▶ [Given exercise]: Produce an exact copy of all the data below, dropping every image.
■ ■ ■ ■ ■ ■ ■
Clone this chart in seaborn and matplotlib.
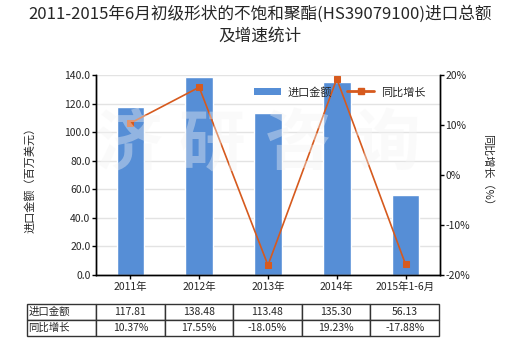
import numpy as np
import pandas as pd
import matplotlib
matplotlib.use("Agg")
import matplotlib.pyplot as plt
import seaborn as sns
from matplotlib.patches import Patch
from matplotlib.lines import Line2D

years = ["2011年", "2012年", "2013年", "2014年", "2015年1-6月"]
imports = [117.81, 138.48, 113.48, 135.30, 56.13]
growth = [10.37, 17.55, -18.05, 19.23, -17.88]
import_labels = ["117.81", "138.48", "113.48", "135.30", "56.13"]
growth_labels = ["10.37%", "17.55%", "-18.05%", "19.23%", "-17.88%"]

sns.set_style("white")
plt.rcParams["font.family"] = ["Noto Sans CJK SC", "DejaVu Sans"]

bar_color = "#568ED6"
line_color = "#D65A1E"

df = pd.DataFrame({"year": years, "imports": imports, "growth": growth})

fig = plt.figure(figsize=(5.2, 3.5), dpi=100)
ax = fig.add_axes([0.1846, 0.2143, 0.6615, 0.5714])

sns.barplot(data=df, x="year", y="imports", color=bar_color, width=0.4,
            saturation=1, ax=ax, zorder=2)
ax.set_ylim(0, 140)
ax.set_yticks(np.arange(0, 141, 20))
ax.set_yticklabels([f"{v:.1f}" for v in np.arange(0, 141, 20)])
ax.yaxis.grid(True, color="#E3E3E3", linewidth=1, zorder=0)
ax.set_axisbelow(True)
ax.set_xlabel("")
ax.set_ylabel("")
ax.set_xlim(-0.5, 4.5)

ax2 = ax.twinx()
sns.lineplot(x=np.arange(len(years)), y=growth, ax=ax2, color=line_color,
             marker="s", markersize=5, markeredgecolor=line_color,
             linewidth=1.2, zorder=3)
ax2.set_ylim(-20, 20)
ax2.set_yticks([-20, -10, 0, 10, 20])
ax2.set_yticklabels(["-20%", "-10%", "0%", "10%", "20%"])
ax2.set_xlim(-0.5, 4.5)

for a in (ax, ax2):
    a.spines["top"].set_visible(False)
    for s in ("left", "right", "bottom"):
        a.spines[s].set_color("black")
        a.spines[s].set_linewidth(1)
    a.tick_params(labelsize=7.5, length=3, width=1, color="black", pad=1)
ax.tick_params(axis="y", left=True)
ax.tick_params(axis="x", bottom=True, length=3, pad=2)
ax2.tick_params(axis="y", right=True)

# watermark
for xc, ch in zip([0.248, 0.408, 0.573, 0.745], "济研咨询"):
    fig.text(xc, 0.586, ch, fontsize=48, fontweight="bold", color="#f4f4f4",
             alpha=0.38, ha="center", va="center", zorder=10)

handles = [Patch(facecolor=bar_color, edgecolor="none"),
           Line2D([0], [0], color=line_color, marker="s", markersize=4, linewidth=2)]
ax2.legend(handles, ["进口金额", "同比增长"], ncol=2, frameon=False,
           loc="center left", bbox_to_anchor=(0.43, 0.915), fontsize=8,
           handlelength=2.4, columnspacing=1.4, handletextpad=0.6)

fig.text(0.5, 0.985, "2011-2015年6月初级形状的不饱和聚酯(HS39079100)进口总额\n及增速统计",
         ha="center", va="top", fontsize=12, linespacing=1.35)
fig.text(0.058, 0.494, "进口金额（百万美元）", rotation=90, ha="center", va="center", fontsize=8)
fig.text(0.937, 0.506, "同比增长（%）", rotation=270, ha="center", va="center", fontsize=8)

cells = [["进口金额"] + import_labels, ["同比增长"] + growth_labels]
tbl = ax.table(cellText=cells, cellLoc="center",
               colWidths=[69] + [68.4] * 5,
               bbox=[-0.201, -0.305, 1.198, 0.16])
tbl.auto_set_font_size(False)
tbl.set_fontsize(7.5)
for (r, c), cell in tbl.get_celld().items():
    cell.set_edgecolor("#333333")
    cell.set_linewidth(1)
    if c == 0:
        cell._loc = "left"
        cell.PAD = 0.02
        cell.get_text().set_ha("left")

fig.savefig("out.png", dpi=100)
■ ■ ■ ■ ■ ■ ■
▶ [Finished exercise]:
Clone this chart in seaborn and matplotlib.
import numpy as np
import pandas as pd
import matplotlib
matplotlib.use("Agg")
import matplotlib.pyplot as plt
import seaborn as sns
from matplotlib.patches import Patch
from matplotlib.lines import Line2D

years = ["2011年", "2012年", "2013年", "2014年", "2015年1-6月"]
imports = [117.81, 138.48, 113.48, 135.30, 56.13]
growth = [10.37, 17.55, -18.05, 19.23, -17.88]
import_labels = ["117.81", "138.48", "113.48", "135.30", "56.13"]
growth_labels = ["10.37%", "17.55%", "-18.05%", "19.23%", "-17.88%"]

sns.set_style("white")
plt.rcParams["font.family"] = ["Noto Sans CJK SC", "DejaVu Sans"]

bar_color = "#568ED6"
line_color = "#D65A1E"

df = pd.DataFrame({"year": years, "imports": imports, "growth": growth})

fig = plt.figure(figsize=(5.2, 3.5), dpi=100)
ax = fig.add_axes([0.1846, 0.2143, 0.6615, 0.5714])

sns.barplot(data=df, x="year", y="imports", color=bar_color, width=0.4,
            saturation=1, ax=ax, zorder=2)
ax.set_ylim(0, 140)
ax.set_yticks(np.arange(0, 141, 20))
ax.set_yticklabels([f"{v:.1f}" for v in np.arange(0, 141, 20)])
ax.yaxis.grid(True, color="#E3E3E3", linewidth=1, zorder=0)
ax.set_axisbelow(True)
ax.set_xlabel("")
ax.set_ylabel("")
ax.set_xlim(-0.5, 4.5)

ax2 = ax.twinx()
sns.lineplot(x=np.arange(len(years)), y=growth, ax=ax2, color=line_color,
             marker="s", markersize=5, markeredgecolor=line_color,
             linewidth=1.2, zorder=3)
ax2.set_ylim(-20, 20)
ax2.set_yticks([-20, -10, 0, 10, 20])
ax2.set_yticklabels(["-20%", "-10%", "0%", "10%", "20%"])
ax2.set_xlim(-0.5, 4.5)

for a in (ax, ax2):
    a.spines["top"].set_visible(False)
    for s in ("left", "right", "bottom"):
        a.spines[s].set_color("black")
        a.spines[s].set_linewidth(1)
    a.tick_params(labelsize=7.5, length=3, width=1, color="black", pad=1)
ax.tick_params(axis="y", left=True)
ax.tick_params(axis="x", bottom=True, length=3, pad=2)
ax2.tick_params(axis="y", right=True)

# watermark
for xc, ch in zip([0.248, 0.408, 0.573, 0.745], "济研咨询"):
    fig.text(xc, 0.586, ch, fontsize=48, fontweight="bold", color="#f4f4f4",
             alpha=0.38, ha="center", va="center", zorder=10)

handles = [Patch(facecolor=bar_color, edgecolor="none"),
           Line2D([0], [0], color=line_color, marker="s", markersize=4, linewidth=2)]
ax2.legend(handles, ["进口金额", "同比增长"], ncol=2, frameon=False,
           loc="center left", bbox_to_anchor=(0.43, 0.915), fontsize=8,
           handlelength=2.4, columnspacing=1.4, handletextpad=0.6)

fig.text(0.5, 0.985, "2011-2015年6月初级形状的不饱和聚酯(HS39079100)进口总额\n及增速统计",
         ha="center", va="top", fontsize=12, linespacing=1.35)
fig.text(0.058, 0.494, "进口金额（百万美元）", rotation=90, ha="center", va="center", fontsize=8)
fig.text(0.937, 0.506, "同比增长（%）", rotation=270, ha="center", va="center", fontsize=8)

cells = [["进口金额"] + import_labels, ["同比增长"] + growth_labels]
tbl = ax.table(cellText=cells, cellLoc="center",
               colWidths=[69] + [68.4] * 5,
               bbox=[-0.201, -0.305, 1.198, 0.16])
tbl.auto_set_font_size(False)
tbl.set_fontsize(7.5)
for (r, c), cell in tbl.get_celld().items():
    cell.set_edgecolor("#333333")
    cell.set_linewidth(1)
    if c == 0:
        cell._loc = "left"
        cell.PAD = 0.02
        cell.get_text().set_ha("left")

fig.savefig("out.png", dpi=100)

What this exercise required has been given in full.